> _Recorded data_
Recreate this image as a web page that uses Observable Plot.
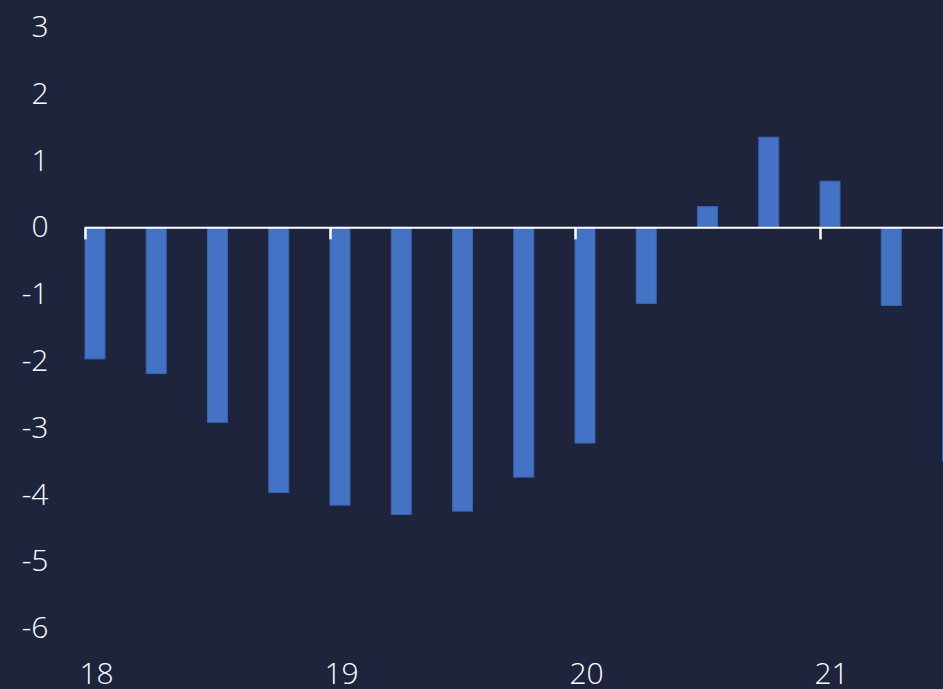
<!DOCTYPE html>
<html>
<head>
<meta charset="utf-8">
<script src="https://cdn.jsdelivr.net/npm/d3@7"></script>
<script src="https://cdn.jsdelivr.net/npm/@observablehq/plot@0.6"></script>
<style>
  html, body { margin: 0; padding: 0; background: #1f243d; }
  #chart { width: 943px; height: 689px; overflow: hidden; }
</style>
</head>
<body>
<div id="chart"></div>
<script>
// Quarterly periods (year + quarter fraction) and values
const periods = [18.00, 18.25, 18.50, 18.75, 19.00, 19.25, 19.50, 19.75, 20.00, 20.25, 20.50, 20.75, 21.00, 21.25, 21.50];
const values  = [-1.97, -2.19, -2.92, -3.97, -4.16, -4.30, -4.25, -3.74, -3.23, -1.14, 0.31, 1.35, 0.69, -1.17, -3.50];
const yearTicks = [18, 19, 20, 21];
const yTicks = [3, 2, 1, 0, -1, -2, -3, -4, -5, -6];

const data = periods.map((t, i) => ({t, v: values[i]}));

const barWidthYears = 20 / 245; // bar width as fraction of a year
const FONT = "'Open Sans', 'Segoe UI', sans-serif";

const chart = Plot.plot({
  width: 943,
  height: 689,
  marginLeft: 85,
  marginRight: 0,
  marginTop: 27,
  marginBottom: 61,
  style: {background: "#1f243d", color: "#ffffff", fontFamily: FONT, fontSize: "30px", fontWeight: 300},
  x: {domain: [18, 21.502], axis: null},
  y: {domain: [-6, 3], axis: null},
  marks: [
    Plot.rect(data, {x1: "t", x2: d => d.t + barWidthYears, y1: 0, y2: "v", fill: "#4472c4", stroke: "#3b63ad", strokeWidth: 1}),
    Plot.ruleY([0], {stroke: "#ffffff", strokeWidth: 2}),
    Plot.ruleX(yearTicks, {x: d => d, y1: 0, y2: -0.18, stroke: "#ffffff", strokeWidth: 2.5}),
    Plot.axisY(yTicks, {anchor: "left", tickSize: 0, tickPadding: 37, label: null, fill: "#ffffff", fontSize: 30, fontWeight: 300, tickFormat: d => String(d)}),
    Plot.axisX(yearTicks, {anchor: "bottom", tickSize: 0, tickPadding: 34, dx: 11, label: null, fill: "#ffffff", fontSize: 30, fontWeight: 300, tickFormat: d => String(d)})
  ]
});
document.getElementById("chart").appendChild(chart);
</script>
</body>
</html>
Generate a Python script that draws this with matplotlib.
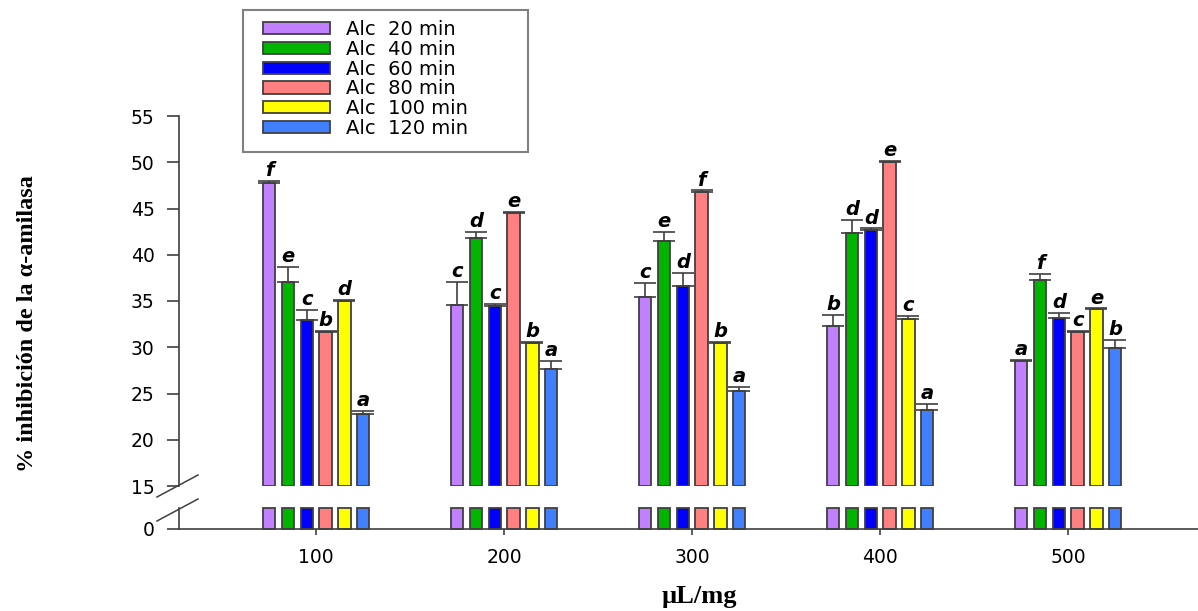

> _REQUIREMENTS_
Every record is to be reproduced exactly, with no pictures included.

> _PROBLEM SOLUTION_
Recreate this image as a web page that uses Observable Plot.
<!DOCTYPE html>
<html>
<head>
<meta charset="utf-8">
<script src="https://cdn.jsdelivr.net/npm/d3@7"></script>
<script src="https://cdn.jsdelivr.net/npm/@observablehq/plot@0.6"></script>
<style>
  html, body { margin: 0; padding: 0; background: #1f243d; }
  #chart { width: 943px; height: 689px; overflow: hidden; }
</style>
</head>
<body>
<div id="chart"></div>
<script>
// Quarterly periods (year + quarter fraction) and values
const periods = [18.00, 18.25, 18.50, 18.75, 19.00, 19.25, 19.50, 19.75, 20.00, 20.25, 20.50, 20.75, 21.00, 21.25, 21.50];
const values  = [-1.97, -2.19, -2.92, -3.97, -4.16, -4.30, -4.25, -3.74, -3.23, -1.14, 0.31, 1.35, 0.69, -1.17, -3.50];
const yearTicks = [18, 19, 20, 21];
const yTicks = [3, 2, 1, 0, -1, -2, -3, -4, -5, -6];

const data = periods.map((t, i) => ({t, v: values[i]}));

const barWidthYears = 20 / 245; // bar width as fraction of a year
const FONT = "'Open Sans', 'Segoe UI', sans-serif";

const chart = Plot.plot({
  width: 943,
  height: 689,
  marginLeft: 85,
  marginRight: 0,
  marginTop: 27,
  marginBottom: 61,
  style: {background: "#1f243d", color: "#ffffff", fontFamily: FONT, fontSize: "30px", fontWeight: 300},
  x: {domain: [18, 21.502], axis: null},
  y: {domain: [-6, 3], axis: null},
  marks: [
    Plot.rect(data, {x1: "t", x2: d => d.t + barWidthYears, y1: 0, y2: "v", fill: "#4472c4", stroke: "#3b63ad", strokeWidth: 1}),
    Plot.ruleY([0], {stroke: "#ffffff", strokeWidth: 2}),
    Plot.ruleX(yearTicks, {x: d => d, y1: 0, y2: -0.18, stroke: "#ffffff", strokeWidth: 2.5}),
    Plot.axisY(yTicks, {anchor: "left", tickSize: 0, tickPadding: 37, label: null, fill: "#ffffff", fontSize: 30, fontWeight: 300, tickFormat: d => String(d)}),
    Plot.axisX(yearTicks, {anchor: "bottom", tickSize: 0, tickPadding: 34, dx: 11, label: null, fill: "#ffffff", fontSize: 30, fontWeight: 300, tickFormat: d => String(d)})
  ]
});
document.getElementById("chart").appendChild(chart);
</script>
</body>
</html>
Generate a Python script that draws this with matplotlib.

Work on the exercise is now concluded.